せいぜいが、湾岸諸国への侵略防止と原油輸送ルートの安全性確保だけは果たすというだけ。それ以上でもなければ、それ以下でもなさそう。

それなら、イスラエルの国家存続に脅威を与える要因を除去という方針があるのかと言えば、どうもそれも当てはまりそうにない。圧倒的な軍事力を保有するイスラエルから見れば、一番厄介なのはムスリム同胞団系であり、これら3カ国の独裁者を打倒すると、その勢力が国境を越えて地域全体で一気に盛り上がってくる可能性があるからだ。
そもそも、フセイン体制を打倒すれば、人口の過半を占めるシーア派勢力が強大化し、宗教的に連帯感を抱くイランと連携することで地域不安定化に繋がるのはわかっていたこと。そうなれば、アサド政権がイランと同盟関係強化に進むのも当然の流れ。米国は、そんなことは百も承知な筈にもかかわらず、そのような方向を阻止することをしなかった。なんだかね。

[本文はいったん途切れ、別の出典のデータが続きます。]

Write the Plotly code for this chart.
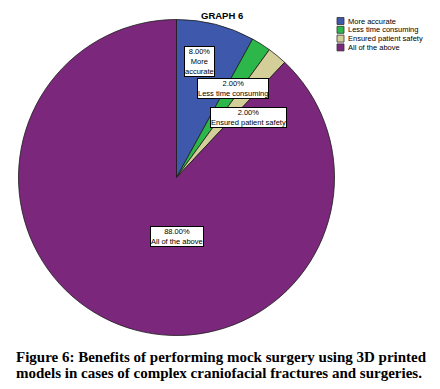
import plotly.graph_objects as go

categories = ["More accurate", "Less time consuming", "Ensured patient safety", "All of the above"]
values = [8, 2, 2, 88]
box_labels = ["8.00%<br>More<br>accurate", "2.00%<br>Less time consuming",
              "2.00%<br>Ensured patient safety", "88.00%<br>All of the above"]
colors = ["#3E58AC", "#2DB74A", "#D4CE98", "#7B287C"]

OFF = 8  # browser body margin
W, H = 440 - OFF, 389 - OFF
def px(x): return (x - OFF) / W
def py(y): return 1 - (y - OFF) / H

# pie geometry (page pixels)
cx, cy, r = 176.5, 177.5, 158

fig = go.Figure(go.Pie(
    labels=categories, values=values, sort=False, direction="clockwise", rotation=0,
    marker=dict(colors=colors, line=dict(color="#1a1a1a", width=0.8)),
    textinfo="none", hoverinfo="label+percent", showlegend=False,
    domain=dict(x=[px(cx - r), px(cx + r)], y=[py(cy + r), py(cy - r)]),
))

label_pos = [(199, 62), (233.5, 88.5), (248.5, 117.5), (176.5, 236.5)]
for txt, (x, y) in zip(box_labels, label_pos):
    fig.add_annotation(x=px(x), y=py(y), xref="paper", yref="paper", text=txt,
                       xanchor="center", yanchor="middle",
                       showarrow=False, bgcolor="white", bordercolor="black", borderwidth=1,
                       borderpad=0, font=dict(family="Liberation Sans, Arial", size=7.5, color="black"))

# legend (custom)
leg_x, leg_y0, leg_dy = 337, 21, 8.8
for i, (cat, col) in enumerate(zip(categories, colors)):
    y = leg_y0 + i * leg_dy
    fig.add_shape(type="rect", xref="paper", yref="paper",
                  x0=px(leg_x), x1=px(leg_x + 7), y0=py(y + 3.5), y1=py(y - 3.5),
                  fillcolor=col, line=dict(color="#333", width=0.8))
    fig.add_annotation(x=px(leg_x + 8.5), y=py(y), xref="paper", yref="paper", text=cat,
                       xanchor="left", yanchor="middle", showarrow=False,
                       font=dict(family="Liberation Sans, Arial", size=7.5, color="black"))

fig.add_annotation(x=px(222), y=py(8), xref="paper", yref="paper", text="<b>GRAPH 6</b>",
                   xanchor="center", yanchor="top",
                   showarrow=False, font=dict(family="Liberation Sans, Arial", size=9.5, color="black"))

fig.add_annotation(x=px(14), y=py(357), xref="paper", yref="paper", xanchor="left", yanchor="middle",
                   text="<b>Figure 6: Benefits of performing mock surgery using 3D printed</b>",
                   showarrow=False, font=dict(family="Liberation Serif, serif", size=15, color="black"))
fig.add_annotation(x=px(14), y=py(373), xref="paper", yref="paper", xanchor="left", yanchor="middle",
                   text="<b>models in cases of complex craniofacial fractures and surgeries.</b>",
                   showarrow=False, font=dict(family="Liberation Serif, serif", size=15, color="black"))

fig.update_layout(width=W, height=H, margin=dict(l=0, r=0, t=0, b=0),
                  paper_bgcolor="white", plot_bgcolor="white")
fig.write_html("out.html")
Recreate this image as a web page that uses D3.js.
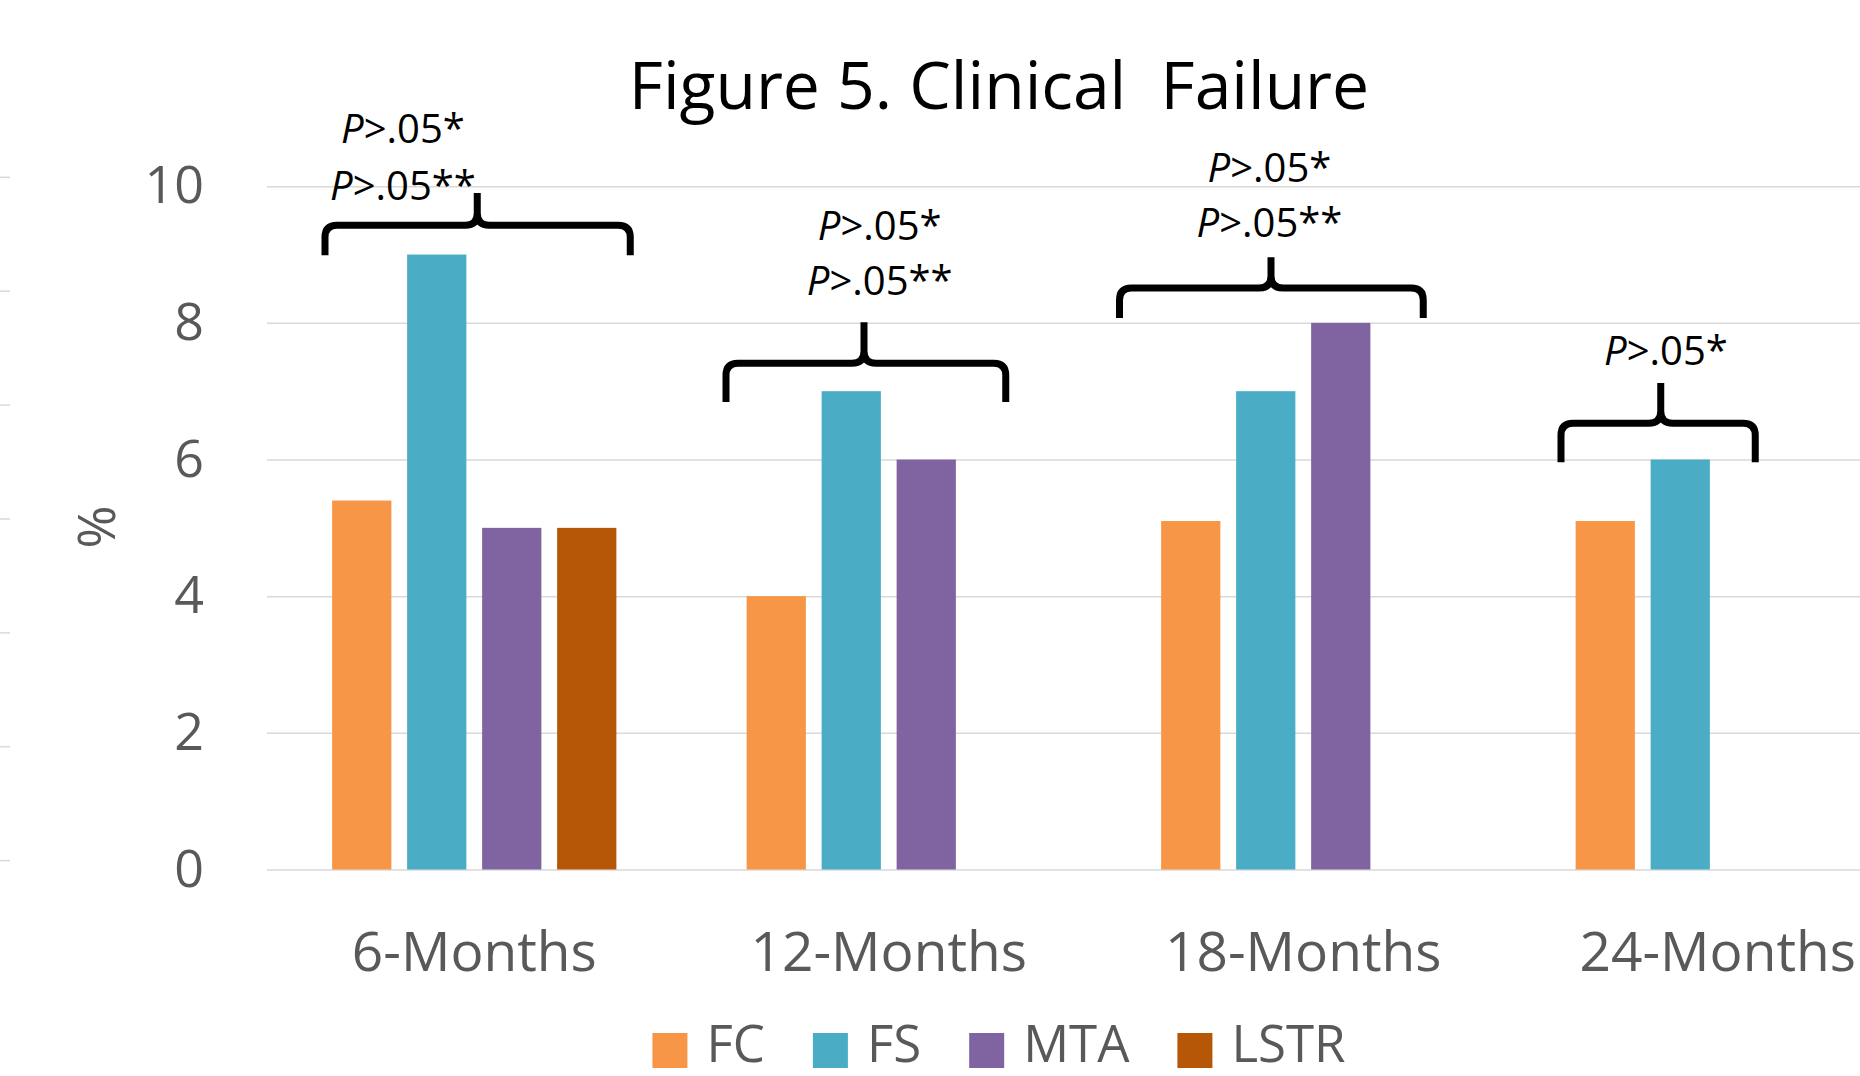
<!DOCTYPE html>
<html>
<head>
<meta charset="utf-8">
<script src="https://cdn.jsdelivr.net/npm/d3@7"></script>
<style>
	body { margin: 0; background: #fff; }
	svg { display: block; font-family: "Open Sans", sans-serif; }
</style>
</head>
<body>
<svg id="chart"></svg>
<script>
// data
const categories = ["6-Months", "12-Months", "18-Months", "24-Months"];
const seriesNames = ["FC", "FS", "MTA", "LSTR"];
const seriesColors = ["#F79646", "#4BACC6", "#8064A2", "#B65708"];
const fcValues = [5.4, 4, 5.1, 5.1];
const fsValues = [9, 7, 7, 6];
const mtaValues = [5, 6, 8, null];
const lstrValues = [5, null, null, null];
const yTicks = [0, 2, 4, 6, 8, 10];
const strayTicks = [0, 1, 2, 3, 4, 5, 6];

// significance brackets (x in bar-slot units inside a group, y in %)
const bracketLabels = [["P>.05*", "P>.05**"], ["P>.05*", "P>.05**"], ["P>.05*", "P>.05**"], ["P>.05*"]];
const bracketSpan = [[0.01, 4.08, 2.04], [-0.17, 3.56, 1.67], [-0.45, 3.6, 1.57], [-0.09, 2.5, 1.24]];
const bracketLevels = [[8.99, 9.43, 9.9], [6.84, 7.41, 8.01], [8.07, 8.51, 8.96], [5.96, 6.53, 7.12]];
const labelSlot = [1.05, 1.88, 1.55, 1.31];
const labelLevels = [[10.63, 9.8], [9.21, 8.41], [10.06, 9.26], [7.38]];

const allValues = [fcValues, fsValues, mtaValues, lstrValues];

const W = 1860, H = 1076;
const centerX = 999;
const textGrey = "#595959";

const svg = d3.select("#chart")
	.attr("width", W)
	.attr("height", H);

const x0 = d3.scaleBand().domain(categories).range([267, 1925]).padding(0);
const groupW = 300;
const x1 = d3.scaleBand().domain(seriesNames)
	.range([(x0.bandwidth() - groupW) / 2, (x0.bandwidth() + groupW) / 2])
	.paddingInner(0.21).paddingOuter(0.105);
const slot = d3.scaleLinear().domain([0, 4])
	.range([(x0.bandwidth() - groupW) / 2, (x0.bandwidth() + groupW) / 2]);
const y = d3.scaleLinear().domain([0, 10]).range([869.5, 186.2]);
const yStray = d3.scaleLinear().domain([0, 6]).range([860.6, 177.3]);

// leftover tick marks on the left edge
svg.append("g")
	.selectAll("line")
	.data(strayTicks)
	.enter()
	.append("line")
	.attr("x1", 0).attr("x2", 10)
	.attr("y1", d => yStray(d)).attr("y2", d => yStray(d))
	.style("stroke", "#d9d9d9")
	.style("stroke-width", 1.5);

// gridlines
svg.append("g")
	.attr("class", "grid")
	.attr("transform", `translate(${x0.range()[0]},0)`)
	.call(d3.axisLeft(y).tickValues(yTicks).tickSize(-(W - x0.range()[0])).tickFormat(""))
	.call(g => g.select(".domain").remove())
	.selectAll("line")
	.style("stroke", "#d9d9d9")
	.style("stroke-width", 1.5);

// y tick labels
svg.append("g")
	.attr("transform", `translate(204,0)`)
	.call(d3.axisLeft(y).tickValues(yTicks).tickSize(0).tickPadding(0))
	.call(g => g.select(".domain").remove())
	.selectAll("text")
	.style("font-family", "Open Sans")
	.style("font-size", "52px")
	.style("fill", textGrey);

// y axis title
svg.append("text")
	.attr("transform", `translate(97,527) rotate(-90)`)
	.attr("text-anchor", "middle")
	.attr("dy", "0.35em")
	.style("font-size", "52px")
	.style("fill", textGrey)
	.text("%");

// bars
const groups = svg.selectAll(".group")
	.data(categories)
	.enter()
	.append("g")
	.attr("class", "group")
	.attr("transform", d => `translate(${x0(d)},0)`);

groups.selectAll("rect")
	.data((c, ci) => seriesNames.map((s, si) => ({ s, si, v: allValues[si][ci] })).filter(d => d.v != null))
	.enter()
	.append("rect")
	.attr("x", d => x1(d.s))
	.attr("width", x1.bandwidth())
	.attr("y", d => y(d.v))
	.attr("height", d => y(0) - y(d.v))
	.style("fill", d => seriesColors[d.si]);

// category labels
svg.append("g")
	.attr("transform", `translate(0,${971})`)
	.call(d3.axisBottom(x0).tickSize(0).tickPadding(0))
	.call(g => g.select(".domain").remove())
	.selectAll("text")
	.attr("dy", 0)
	.style("font-family", "Open Sans")
	.style("font-size", "55px")
	.style("fill", textGrey);

// brackets
const r = 12;
groups.each(function (c, i) {
	const g = d3.select(this);
	const [a, b, t] = bracketSpan[i].map(slot);
	const [yEnd, yLine, yTip] = bracketLevels[i].map(y);
	const path = `M${a},${yEnd} L${a},${yLine + r} Q${a},${yLine} ${a + r},${yLine} L${t - r},${yLine} Q${t},${yLine} ${t},${yLine - r} L${t},${yTip}` +
		` M${t},${yLine - r} Q${t},${yLine} ${t + r},${yLine} L${b - r},${yLine} Q${b},${yLine} ${b},${yLine + r} L${b},${yEnd}`;
	g.append("path")
		.attr("d", path)
		.style("fill", "none")
		.style("stroke", "#000")
		.style("stroke-width", 7)
		.style("stroke-linejoin", "round");

	bracketLabels[i].forEach((lab, j) => {
		const t = g.append("text")
			.attr("x", slot(labelSlot[i]))
			.attr("y", y(labelLevels[i][j]))
			.attr("text-anchor", "middle")
			.style("font-size", "40px")
			.style("fill", "#000");
		t.append("tspan").style("font-style", "italic").text(lab[0]);
		t.append("tspan").text(lab.slice(1));
	});
});

// title
svg.append("text")
	.attr("x", centerX)
	.attr("y", 109)
	.attr("text-anchor", "middle")
	.style("font-size", "66px")
	.style("fill", "#000")
	.text("Figure 5. Clinical\u00a0 Failure");

// legend
const legend = svg.append("g").attr("class", "legend");
const items = legend.selectAll("g")
	.data(seriesNames)
	.enter()
	.append("g");
items.append("rect")
	.attr("width", 35).attr("height", 35)
	.attr("y", 1033)
	.style("fill", (d, i) => seriesColors[i]);
items.append("text")
	.attr("x", 54)
	.attr("y", 1062)
	.style("font-size", "51px")
	.style("fill", textGrey)
	.text(d => d);
let cursor = 0;
const offsets = [];
items.each(function () {
	offsets.push(cursor);
	cursor += 54 + d3.select(this).select("text").node().getComputedTextLength() + 48;
});
const totalW = cursor - 48;
items.attr("transform", (d, i) => `translate(${centerX - totalW / 2 + offsets[i]},0)`);
</script>
</body>
</html>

そうなると、残るはサウジアラビア支援。シリア侵攻で軍事費不足なら、ここがお財布という線を狙っているともいえるかも。アラブはサウジのカネで安定してもらえば結構という方針なら、イラク、リビア、シリアでの米国政府の姿勢はピッタリ合う。
だが、サウジとは宗教独裁国であり、人権を重んじる体制への転換などおよそあり得ない。米国政府が、そんな国家を支持し続けるとしたら、カネということになるが、そこまで割り切るとは思えまい。

うーむ。難しい。

だが、すべてサウジアラビアが喜ぶ方針だとすれば、米国の方針の背後に堅固な思想が流れている可能性があるかも。
フセイン、カダフィ、アサドに共通するのは、汎アラブあるいは汎アフリカを掲げるような「世俗主義」。反政権的な動きを見せなければ、民族や宗教に寛容であり、習俗についての自由度もあり、西欧文化にも開放的。しかし、根本的に信用しかねる政治体制であり、最初に打倒すべき対象ということか。そういえば、この思想、この他に残ってい国は無い。アサド打倒で消し去ることができることになる。
宗教原理主義者は方向は全く違うが、その心情は理解できるので大目に見るが、この手の世俗主義者は容赦すべきではないと考えている訳かナ。

この思想をアジア地域に当て嵌めるとどういうことになるのだろうか。